A large condition number makes optimization harder. Gradient descent may move slowly because the function is steep in some directions and flat in others.

This explains why preconditioning is important.

110.16 Preconditioning

Preconditioning changes the geometry of an optimization problem.

Instead of moving by

-\nabla f(x),

one may move by

-M^{-1}\nabla f(x),

where $M$ approximates the Hessian or another curvature matrix.

The goal is to transform an ill-conditioned problem into a better-conditioned one.

For linear systems and quadratic optimization, preconditioning often determines whether an iterative method is practical.

A good preconditioner should be cheap to apply and close enough to the original curvature to improve convergence.

110.17 Conjugate Gradient Method

The conjugate gradient method solves systems

Qx = b

where $Q$ is symmetric positive definite.

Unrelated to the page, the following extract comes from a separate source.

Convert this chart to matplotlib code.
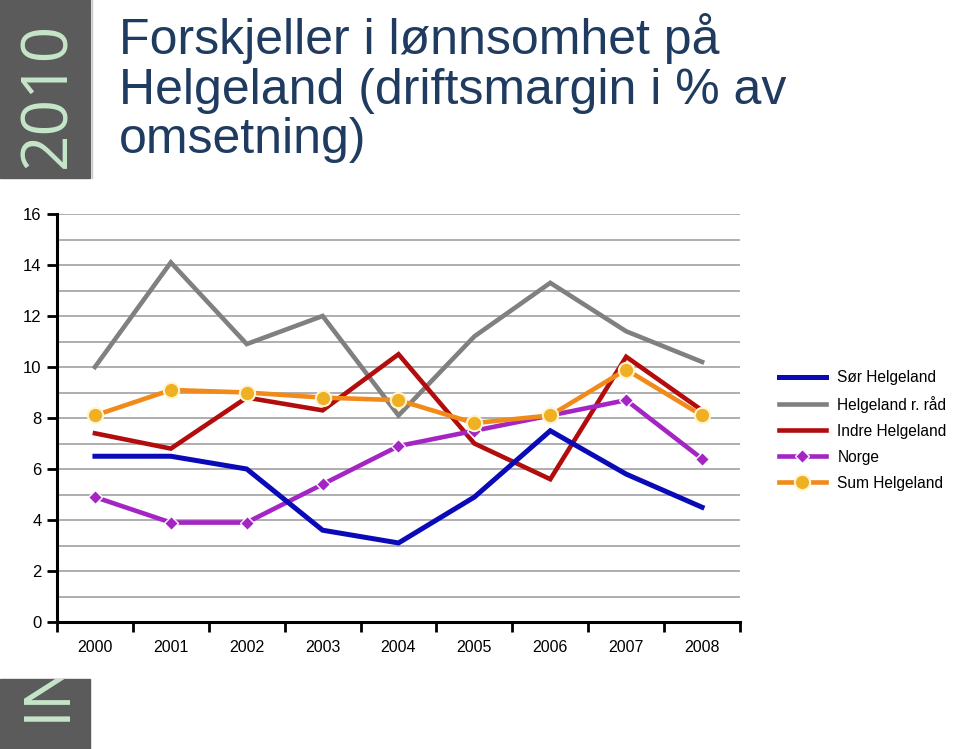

It can also be interpreted as minimizing the quadratic function

f(x) = \frac{1}{2}x^TQx - b^Tx.

Conjugate gradient uses search directions that are conjugate with respect to $Q$ . This means

p_i^TQp_j = 0

when $i \neq j$ .

Unlike ordinary gradient descent, conjugate gradient accounts for the geometry induced by $Q$ . It is especially useful for large sparse systems where forming a factorization would be too expensive.

110.18 Linear Algebra in Modern Optimization

Modern optimization algorithms rely heavily on linear algebra.

Optimization idea	Linear algebra object
Variables	Vectors
Linear constraints	Matrix equations
Quadratic objectives	Quadratic forms
Curvature	Hessians
Newton steps	Linear systems
Least squares	Projections
Regularization	Norms and penalties
Conditioning	Singular values and eigenvalues
Large-scale methods	Sparse matrices
Preconditioning	Approximate inverses
Low-rank methods	Matrix decompositions

Even nonlinear optimization uses linear algebra locally. At each iteration, the nonlinear problem is approximated by a linear or quadratic problem.

110.19 Summary

Optimization and linear algebra are tightly connected.

Linear algebra supplies the language of vectors, matrices, subspaces, projections, eigenvalues, and decompositions. Optimization uses that language to choose the best vector under an objective and possible constraints.

The most important bridge is the quadratic model. Least squares, Newton methods, quadratic programming, and conjugate gradient methods all reduce optimization to structured linear algebra.

In practice, the success of an optimization method often depends on matrix structure: rank, sparsity, positive definiteness, conditioning, and the availability of stable factorizations.